ORDER
K. Sankararaman, Member (T)
1. These two appeals involve substantially the same issue as to whether the show cause notices issued were barred by limitation as they were issued beyond a period of six months from the relevant date. We are accordingly passing this combined order disposing of these appeals after hearing both sides.
2. Shri Gopal Prasad, learned Counsel for the appellant states as far as Appeal No. E/4296/89-A is concerned, the show cause notice did not contain any charge of suppression or wilful mis-statement or any of the ingredients specified in Section 11A of the Central Excise Act and accordingly the order confirming the duty demand raised in such a show cause notice cannot stand. In this connection, he relied on the Supreme Court decision in 1995 (76) E.L.T. 497 in the case of Collector of Central Excise v. HMM Ltd. As regards the next appeal, he stated that though the show cause notice did raise allegation of suppression of facts, this allegation is not correct since they filed the invoices wherein they had shown not only the price but the service charge also which was collected by them from their customers. The adjudicating authority had held that their paying duty on the net value after excluding the service charge amounted to suppression and confirmed the demand. Learned counsel submitted that the facts of the case do not bear out the allegation and the order is liable to be set aside.
2. In reply Shri K. Srivastava, learned SDR stated that when the contention regarding the show cause notice relating to the first appeal may be valid in view of the Supreme Court’s judgment cited by the learned Counsel, the plea as far as the second appeal is concerned would need further scrutiny. The adjudicating authority had examined the reply and the figures provided by the appellant regarding the break up value of what has been collectively called in the invoices as service charge. No doubt, the appellant had contended before the adjudicating authority that the service charge collected by them covered freight, insurance and cost of packing. The figures given by them on account of these different items were not, however, supported by any authentic evidence or certificate issued by a Chartered Accountant. It was in these circumstances, the deduction taken by them from the invoice price in arriving at the assessable value had been disallowed and the demand confirmed.

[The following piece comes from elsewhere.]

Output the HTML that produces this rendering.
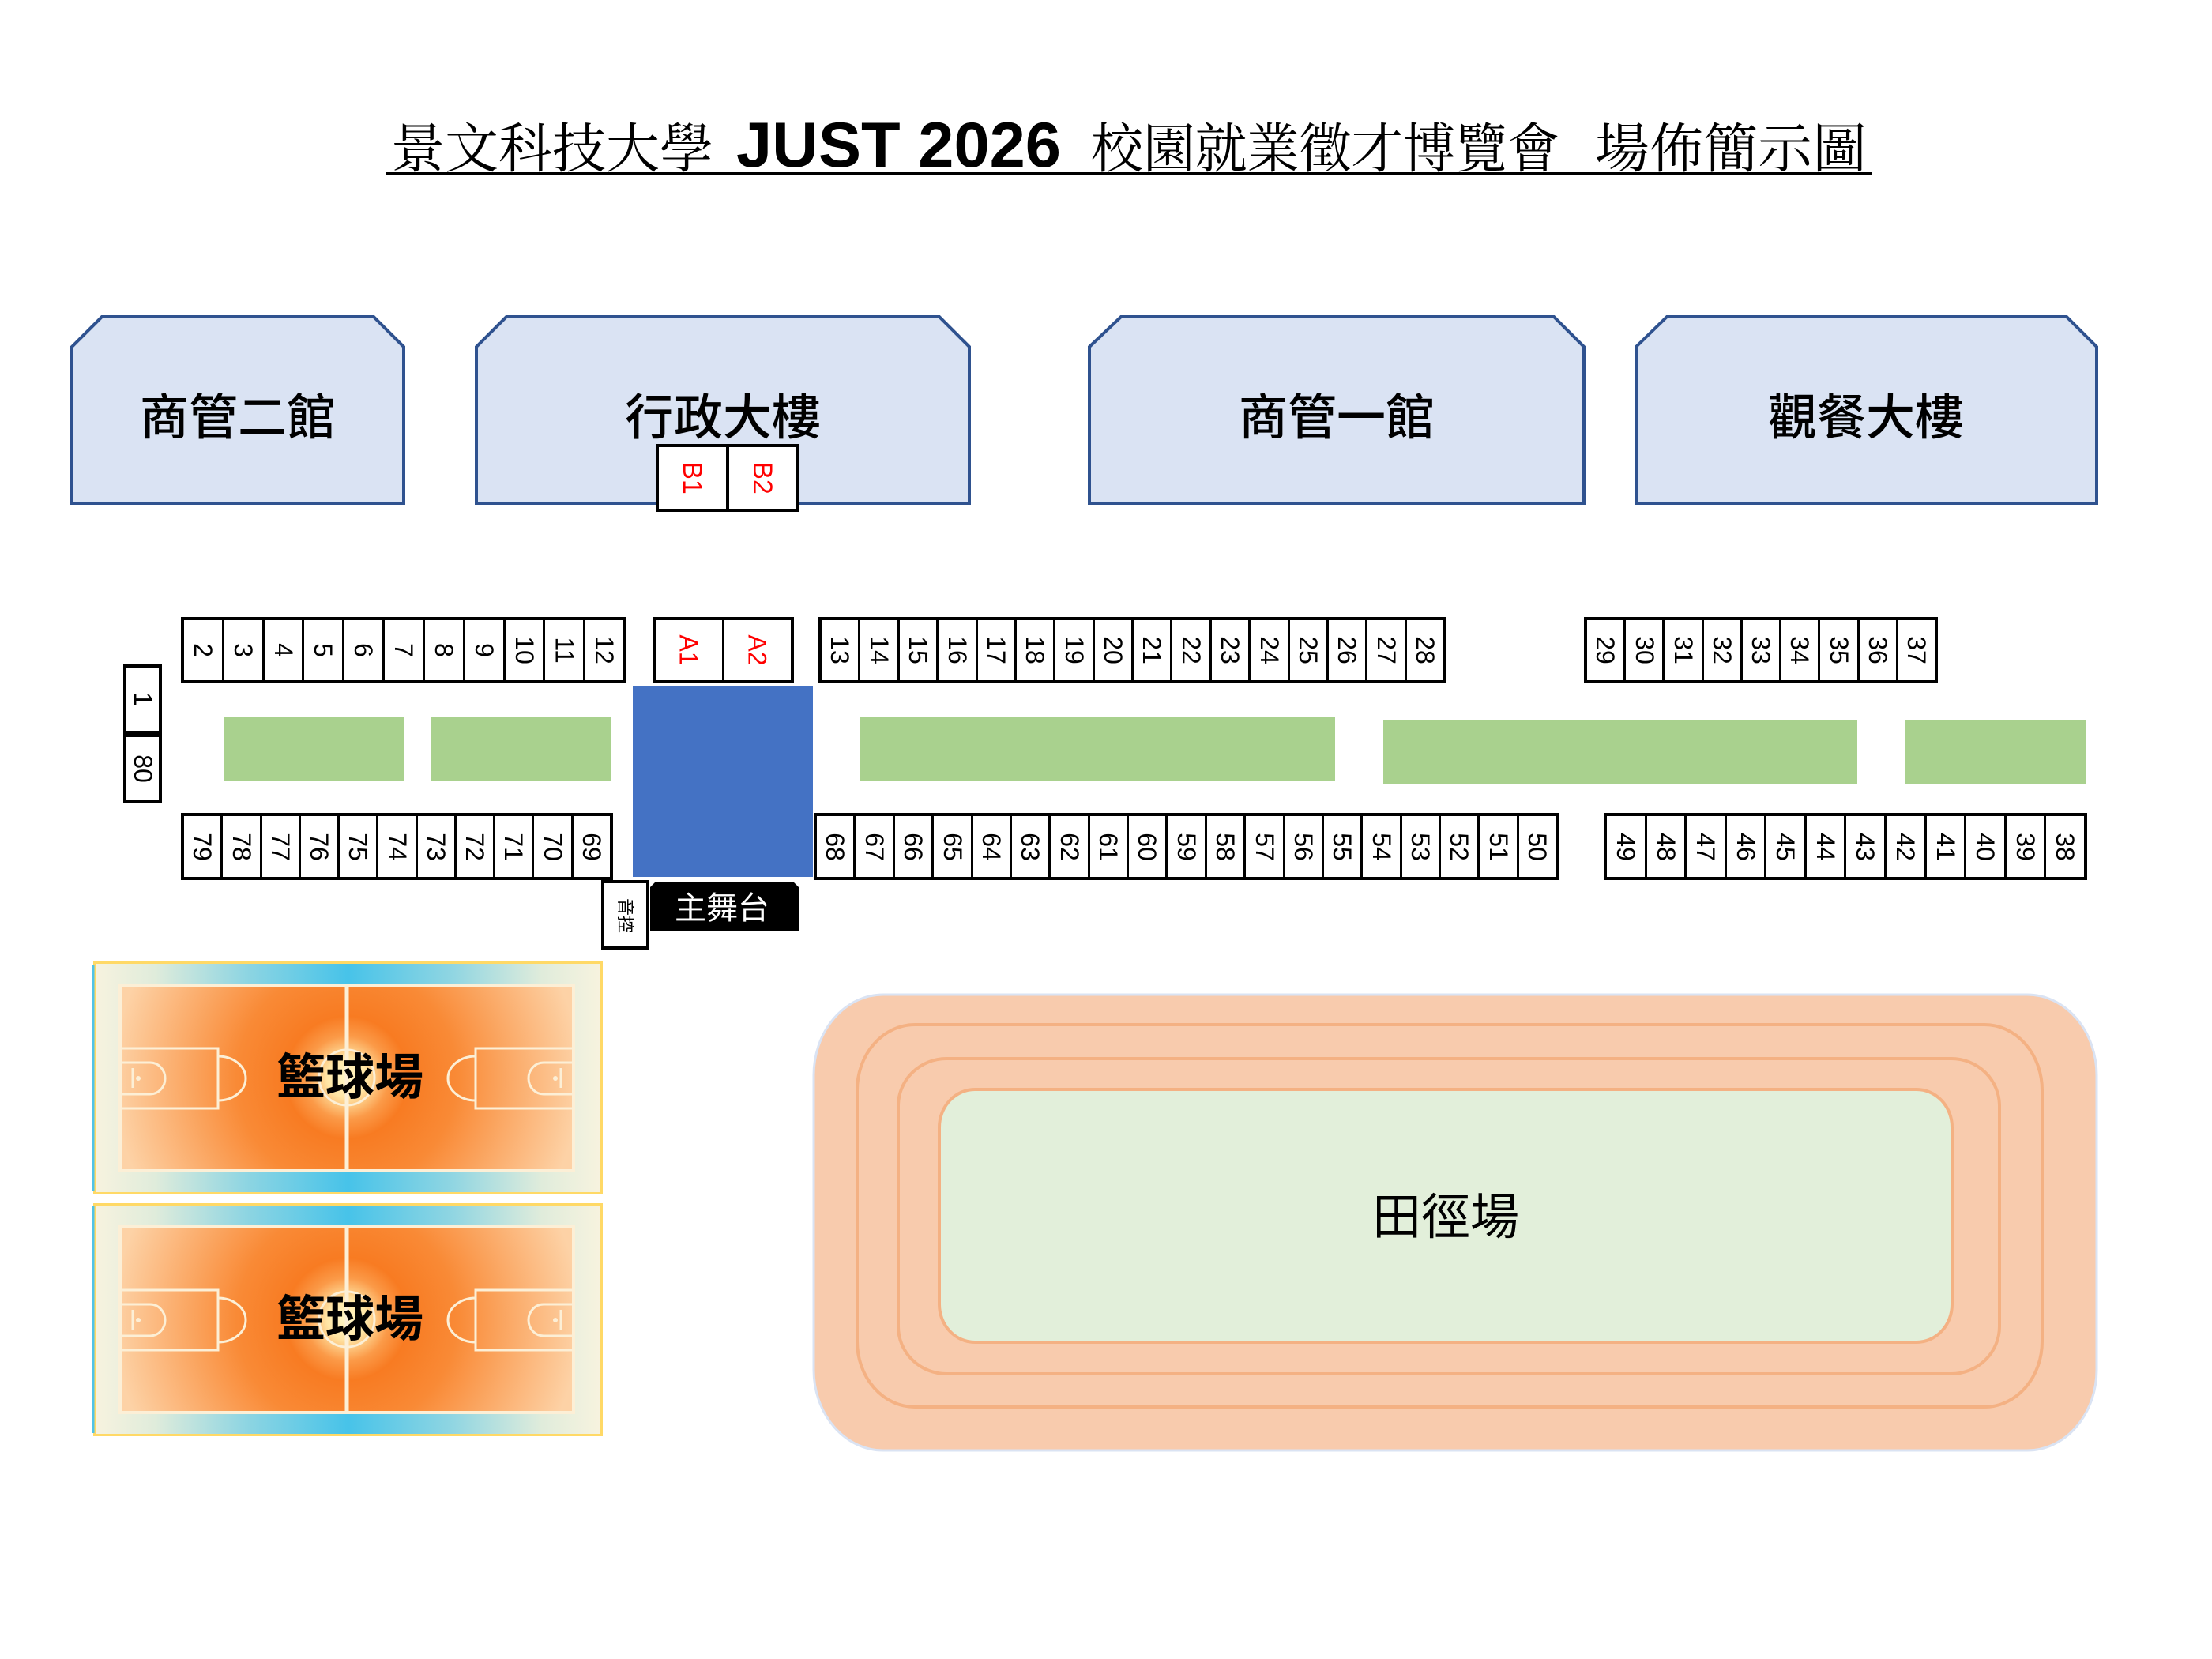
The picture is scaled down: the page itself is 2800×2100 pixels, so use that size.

3. We have considered the arguments. The contention is that the show cause notice covered by the first appeal did not contain any mention of suppression, mis-statement etc. It merely referred to the incorrect payment of duty resulting in short levy. As regards the second appeal, the fact that the show cause notice did refer to suppression would not save it from the vice of limitation since what has happened in this case was not a case of suppression as the appellant had mentioned in the invoice the total price including what they called service charges which was shown separately. When they had thus shown the service charges separately in the invoice contributing to the total value and still paid duty on lesser value, that fact was apparent on a scrutiny of the invoice as also the duty paying document. In this view of the matter, this cannot be said to be a case of suppression. May be, appellant had wrongly paid less duty than what should have been paid but that would have required a notice within the normal time. Show cause notice issued for the longer period does not stand.
4. In view of the above reasoning, we set aside the impugned orders and allow both the appeals.